── Entries shown

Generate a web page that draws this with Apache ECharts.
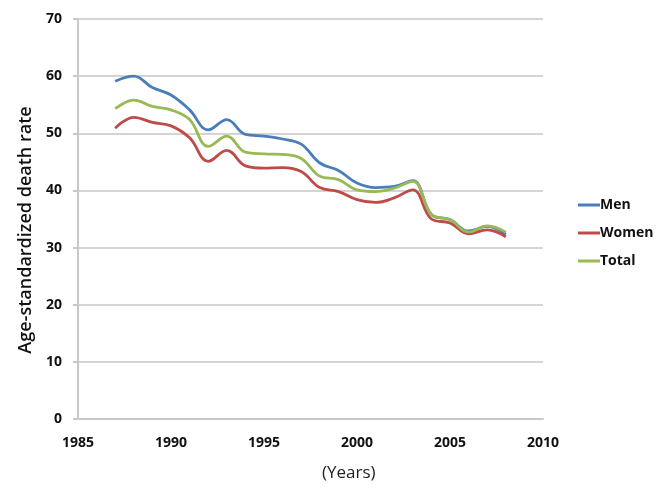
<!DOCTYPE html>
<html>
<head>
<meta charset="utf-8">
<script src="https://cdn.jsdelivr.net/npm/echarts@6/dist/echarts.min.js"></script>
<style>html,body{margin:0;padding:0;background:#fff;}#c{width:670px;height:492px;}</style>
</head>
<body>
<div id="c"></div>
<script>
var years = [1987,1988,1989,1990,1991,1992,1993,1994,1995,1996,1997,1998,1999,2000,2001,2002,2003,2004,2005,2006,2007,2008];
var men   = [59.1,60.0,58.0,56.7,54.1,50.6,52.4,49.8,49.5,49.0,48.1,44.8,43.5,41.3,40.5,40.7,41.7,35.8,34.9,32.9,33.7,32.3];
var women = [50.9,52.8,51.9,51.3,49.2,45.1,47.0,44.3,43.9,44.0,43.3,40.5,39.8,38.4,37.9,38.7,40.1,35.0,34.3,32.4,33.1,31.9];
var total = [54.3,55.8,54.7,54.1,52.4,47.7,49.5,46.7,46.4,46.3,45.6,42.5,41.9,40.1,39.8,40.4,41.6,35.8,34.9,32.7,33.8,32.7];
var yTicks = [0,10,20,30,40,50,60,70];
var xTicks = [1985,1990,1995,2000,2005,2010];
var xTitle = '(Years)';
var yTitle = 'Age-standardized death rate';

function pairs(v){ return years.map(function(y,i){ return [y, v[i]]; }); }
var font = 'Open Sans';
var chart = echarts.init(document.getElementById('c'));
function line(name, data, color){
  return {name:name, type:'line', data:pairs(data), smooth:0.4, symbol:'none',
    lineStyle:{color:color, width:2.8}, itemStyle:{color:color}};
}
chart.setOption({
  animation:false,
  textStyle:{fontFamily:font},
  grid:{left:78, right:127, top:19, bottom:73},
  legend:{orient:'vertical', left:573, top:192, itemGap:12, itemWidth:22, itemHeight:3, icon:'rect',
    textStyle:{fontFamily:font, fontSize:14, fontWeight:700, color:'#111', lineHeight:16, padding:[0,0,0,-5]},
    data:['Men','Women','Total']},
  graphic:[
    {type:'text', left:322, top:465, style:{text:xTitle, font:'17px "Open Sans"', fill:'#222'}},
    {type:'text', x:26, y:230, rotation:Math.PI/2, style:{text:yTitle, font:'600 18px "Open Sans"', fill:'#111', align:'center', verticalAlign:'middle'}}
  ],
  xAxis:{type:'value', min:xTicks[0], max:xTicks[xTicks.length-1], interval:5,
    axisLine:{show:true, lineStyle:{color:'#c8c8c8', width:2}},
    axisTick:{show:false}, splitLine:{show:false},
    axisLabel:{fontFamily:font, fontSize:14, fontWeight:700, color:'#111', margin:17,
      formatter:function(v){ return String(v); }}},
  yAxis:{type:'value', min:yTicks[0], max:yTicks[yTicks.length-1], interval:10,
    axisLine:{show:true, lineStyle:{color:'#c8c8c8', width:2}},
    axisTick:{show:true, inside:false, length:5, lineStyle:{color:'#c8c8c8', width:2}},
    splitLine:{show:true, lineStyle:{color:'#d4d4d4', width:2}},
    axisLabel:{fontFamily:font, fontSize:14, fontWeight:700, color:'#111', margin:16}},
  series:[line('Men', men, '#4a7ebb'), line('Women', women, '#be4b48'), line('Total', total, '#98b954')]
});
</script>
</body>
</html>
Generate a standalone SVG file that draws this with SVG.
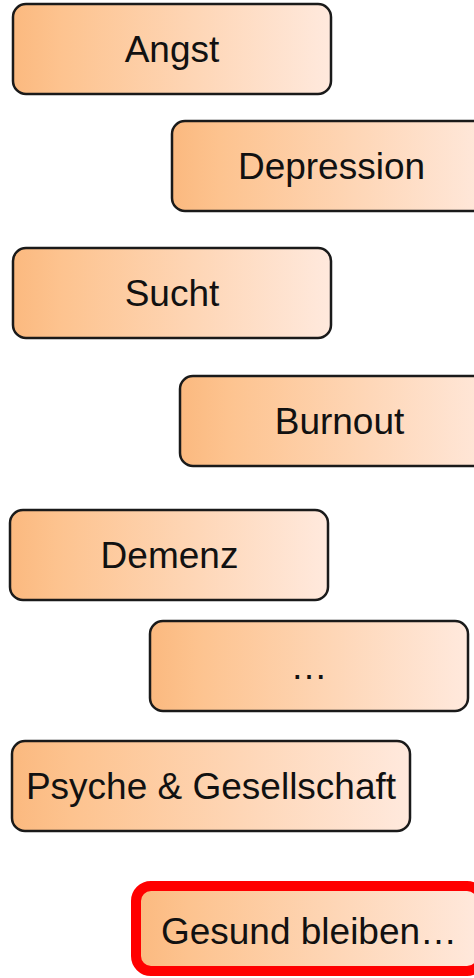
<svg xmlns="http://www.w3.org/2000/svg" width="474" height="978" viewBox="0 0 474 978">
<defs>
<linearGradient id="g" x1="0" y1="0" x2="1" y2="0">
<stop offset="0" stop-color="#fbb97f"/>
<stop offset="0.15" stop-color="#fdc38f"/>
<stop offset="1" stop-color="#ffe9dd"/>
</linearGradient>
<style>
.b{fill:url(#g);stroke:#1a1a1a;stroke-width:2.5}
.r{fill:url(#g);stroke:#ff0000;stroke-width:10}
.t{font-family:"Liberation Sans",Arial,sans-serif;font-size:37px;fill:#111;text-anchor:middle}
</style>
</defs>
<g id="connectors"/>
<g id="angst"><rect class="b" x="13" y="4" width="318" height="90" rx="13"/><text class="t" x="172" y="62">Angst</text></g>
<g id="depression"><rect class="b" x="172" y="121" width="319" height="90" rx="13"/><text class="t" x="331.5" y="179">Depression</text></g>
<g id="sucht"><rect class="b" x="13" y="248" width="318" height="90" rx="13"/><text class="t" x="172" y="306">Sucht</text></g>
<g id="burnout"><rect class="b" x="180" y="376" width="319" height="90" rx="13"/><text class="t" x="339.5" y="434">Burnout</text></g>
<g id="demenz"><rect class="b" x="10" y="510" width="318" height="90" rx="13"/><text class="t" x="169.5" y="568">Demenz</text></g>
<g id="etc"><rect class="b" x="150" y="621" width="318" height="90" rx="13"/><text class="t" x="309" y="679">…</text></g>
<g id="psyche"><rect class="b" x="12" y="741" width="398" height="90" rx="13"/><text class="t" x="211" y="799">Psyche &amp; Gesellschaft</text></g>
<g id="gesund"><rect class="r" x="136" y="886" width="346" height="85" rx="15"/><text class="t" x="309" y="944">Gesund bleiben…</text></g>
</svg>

────

* What the exercise asks: Repeat only the lines from the beginning of the material through the line containing "var yTitle = 'Age-standardized death rate';", both ends kept, leaving pictures out.

* Exercise solution:
Generate a web page that draws this with Apache ECharts.
<!DOCTYPE html>
<html>
<head>
<meta charset="utf-8">
<script src="https://cdn.jsdelivr.net/npm/echarts@6/dist/echarts.min.js"></script>
<style>html,body{margin:0;padding:0;background:#fff;}#c{width:670px;height:492px;}</style>
</head>
<body>
<div id="c"></div>
<script>
var years = [1987,1988,1989,1990,1991,1992,1993,1994,1995,1996,1997,1998,1999,2000,2001,2002,2003,2004,2005,2006,2007,2008];
var men   = [59.1,60.0,58.0,56.7,54.1,50.6,52.4,49.8,49.5,49.0,48.1,44.8,43.5,41.3,40.5,40.7,41.7,35.8,34.9,32.9,33.7,32.3];
var women = [50.9,52.8,51.9,51.3,49.2,45.1,47.0,44.3,43.9,44.0,43.3,40.5,39.8,38.4,37.9,38.7,40.1,35.0,34.3,32.4,33.1,31.9];
var total = [54.3,55.8,54.7,54.1,52.4,47.7,49.5,46.7,46.4,46.3,45.6,42.5,41.9,40.1,39.8,40.4,41.6,35.8,34.9,32.7,33.8,32.7];
var yTicks = [0,10,20,30,40,50,60,70];
var xTicks = [1985,1990,1995,2000,2005,2010];
var xTitle = '(Years)';
var yTitle = 'Age-standardized death rate';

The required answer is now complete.